Al mismo se suma estos días la enésima negociación para la “renovación” del Consejo General del Poder Judicial, con funciones disciplinarias, sobre promociones, ascensos y destinos de los miembros del Poder Judicial, y que será una vez más designado por los partidos políticos en lugar de procederse a su reforma para permitir la elección de 12 de sus 20 vocales por los propios jueces. Modelo este que la Constitución indiscutiblemente pretendió, que Sánchez prometió en su Acuerdo con Ciudadanos en 2016 y, huelga decir, Casado prometió también en 2018.
Es preciso decir basta. Como ciudadanos somos libres, pero la libertad trae consigo la responsabilidad. Todos somos responsables de preservar nuestro régimen democrático, en que el Estado no pertenece a un partido político, sino a la ciudadanía. Políticos, jueces, magistrados, funcionarios y periodistas -en el ejercicio de su profesión- y, por su puesto, los propios ciudadanos -mediante el ejercicio de nuestra libertad de expresión y el derecho al sufragio- debemos exigir en nuestros respectivos ámbitos respeto por nuestra democracia y nuestras instituciones.

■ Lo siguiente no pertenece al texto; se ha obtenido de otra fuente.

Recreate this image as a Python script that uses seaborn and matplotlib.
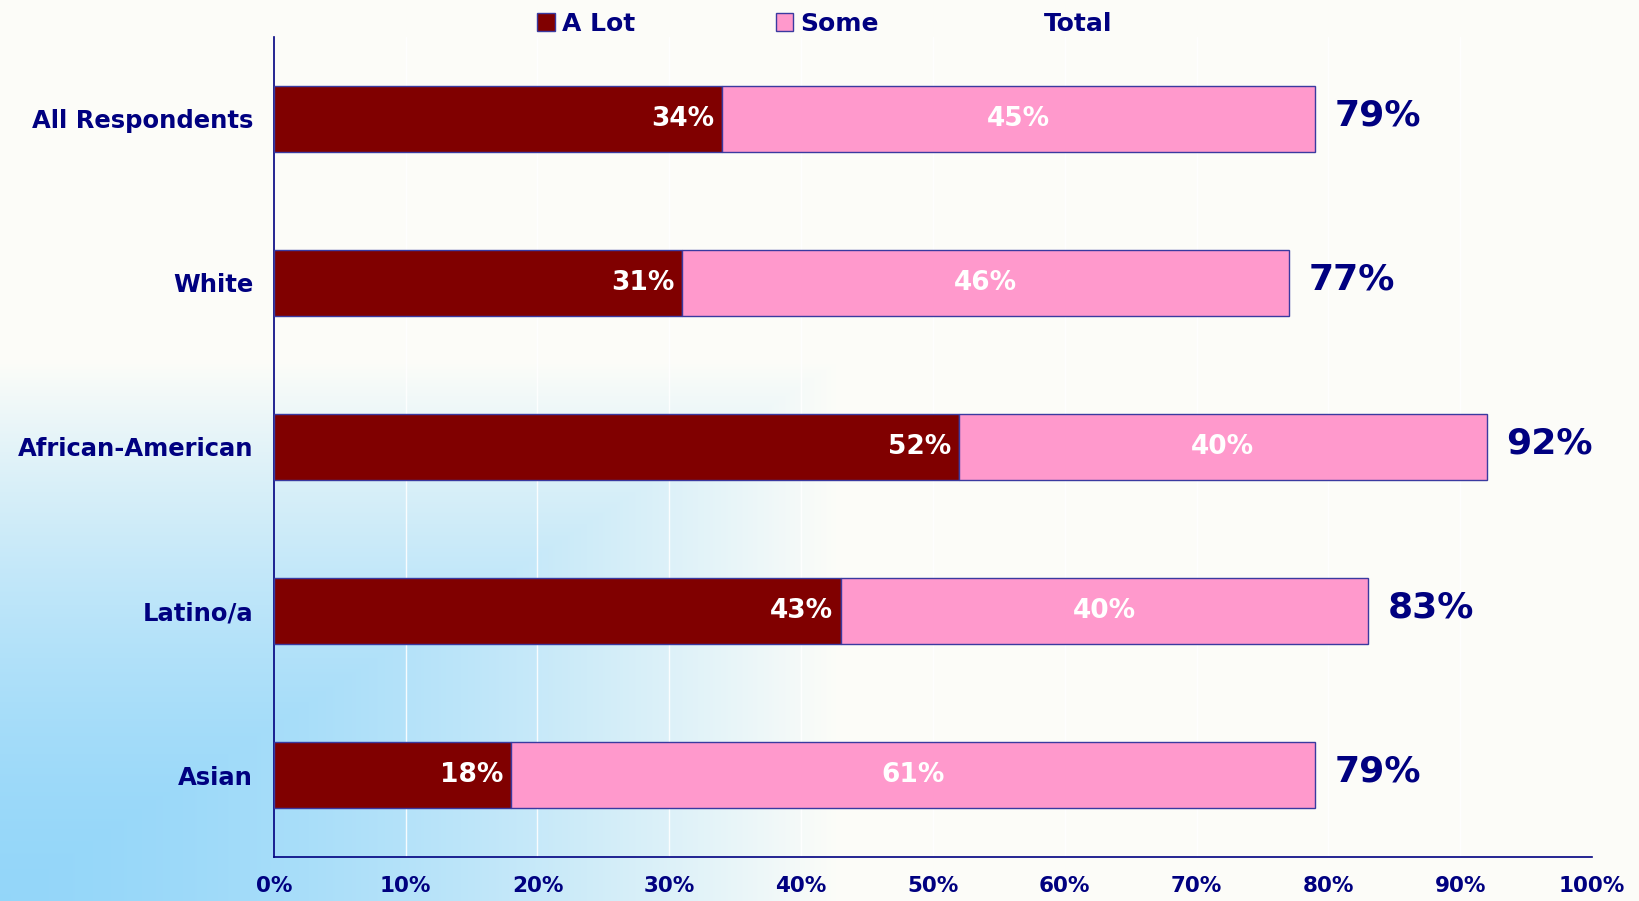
import numpy as np
import pandas as pd
import matplotlib
matplotlib.use("Agg")
import matplotlib.pyplot as plt
import seaborn as sns
from matplotlib.patches import Patch

categories = ["All Respondents", "White", "African-American", "Latino/a", "Asian"]
a_lot = [34, 31, 52, 43, 18]
some = [45, 46, 40, 40, 61]
total = [79, 77, 92, 83, 79]
xticks = [0, 10, 20, 30, 40, 50, 60, 70, 80, 90, 100]

NAVY = "#000080"
DARK = "#800000"
PINK = "#FF99CC"
EDGE = "#3A3AA0"
BG = "#FDFDF8"

sns.set_theme(style="white")
plt.rcParams['font.family'] = ['DejaVu Sans']

fig = plt.figure(figsize=(16.4, 9.01), dpi=100, facecolor=BG)

# background gradient (light blue in lower-left corner)
bg_ax = fig.add_axes([0, 0, 1, 1], zorder=-5)
H, W = 901, 1640
yy, xx = np.mgrid[0:H, 0:W]
t = np.maximum(xx / 840.0, (H - 1 - yy) / 540.0)
t = np.clip(t, 0, 1) ** 1.6
c0 = np.array([0.58, 0.84, 0.98])
c1 = np.array([0.992, 0.992, 0.973])
img = c0[None, None, :] * (1 - t[..., None]) + c1[None, None, :] * t[..., None]
bg_ax.imshow(img, aspect="auto", extent=[0, 1, 0, 1])
bg_ax.axis("off")

ax = fig.add_axes([0.167, 0.0488, 0.8037, 0.9102])
ax.set_facecolor("none")

df = pd.DataFrame({"cat": categories, "a_lot": a_lot, "some": some, "total": total})

sns.barplot(data=df, x="a_lot", y="cat", orient="h", color=DARK, width=0.4,
            edgecolor=EDGE, linewidth=1, saturation=1, ax=ax, zorder=3)
ax.barh(np.arange(len(categories)), df["some"], left=df["a_lot"], height=0.4,
        color=PINK, edgecolor=EDGE, linewidth=1, zorder=3)

ax.set_xlim(0, 100)
ax.set_ylim(4.5, -0.5)
ax.set_xticks(xticks)
ax.set_xticklabels([f"{v}%" for v in xticks], fontsize=15.5, fontweight="bold", color=NAVY)
ax.set_yticks(np.arange(len(categories)))
ax.set_yticklabels(categories, fontsize=17.5, fontweight="bold", color=NAVY)
ax.set_yticks(np.arange(len(categories) - 1) + 0.5, minor=True)
ax.tick_params(axis="y", which="major", length=0, pad=15)
ax.tick_params(axis="y", which="minor", length=7, width=1, color=NAVY, direction="out")
ax.tick_params(axis="x", which="major", length=7, width=1, color=NAVY, direction="inout", pad=10)
ax.set_xlabel("")
ax.set_ylabel("")
for v in xticks[1:]:
    ax.axvline(v, color="white", lw=1, zorder=1, alpha=0.9)

for s in ["top", "right"]:
    ax.spines[s].set_visible(False)
for s in ["left", "bottom"]:
    ax.spines[s].set_color(NAVY)
    ax.spines[s].set_linewidth(1.2)

for i in range(len(categories)):
    ax.text(a_lot[i] - 0.6, i, f"{a_lot[i]}%", ha="right", va="center",
            fontsize=19, fontweight="bold", color="white", zorder=5)
    ax.text(a_lot[i] + some[i] / 2, i, f"{some[i]}%", ha="center", va="center",
            fontsize=19, fontweight="bold", color="white", zorder=5)
    ax.text(total[i] + 1.5, i - 0.02, f"{total[i]}%", ha="left", va="center",
            fontsize=26, fontweight="bold", color=NAVY, zorder=5)

handles = [Patch(facecolor=DARK, edgecolor=EDGE), Patch(facecolor=PINK, edgecolor=EDGE),
           Patch(facecolor="none", edgecolor="none")]
leg = fig.legend(handles, ["A Lot", "Some", "Total"], ncol=3, loc="upper center",
                 bbox_to_anchor=(0.503, 1.012), frameon=False, handlelength=0.7,
                 handleheight=0.7, handletextpad=0.3, columnspacing=5.6,
                 prop={"size": 18, "weight": "bold"})
for txt in leg.get_texts():
    txt.set_color(NAVY)

fig.savefig("out.png", dpi=100, facecolor=BG)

España está repleta de ciudadanos y profesionales honestos, respetuosos, moderados y demócratas que pueden recoger el testigo de la dirección de la política nacional, que respetan a nuestras instituciones y a la ciudadanía a quien los poderes públicos se deben, que conciben el poder como un medio para mejor nuestra sociedad, y no como un fin en sí mismo. Cuando llegue el momento, debemos distinguirlos de quienes menosprecian la democracia y la degradan sistemáticamente en persecución de sus propios intereses. Mucho depende de ello.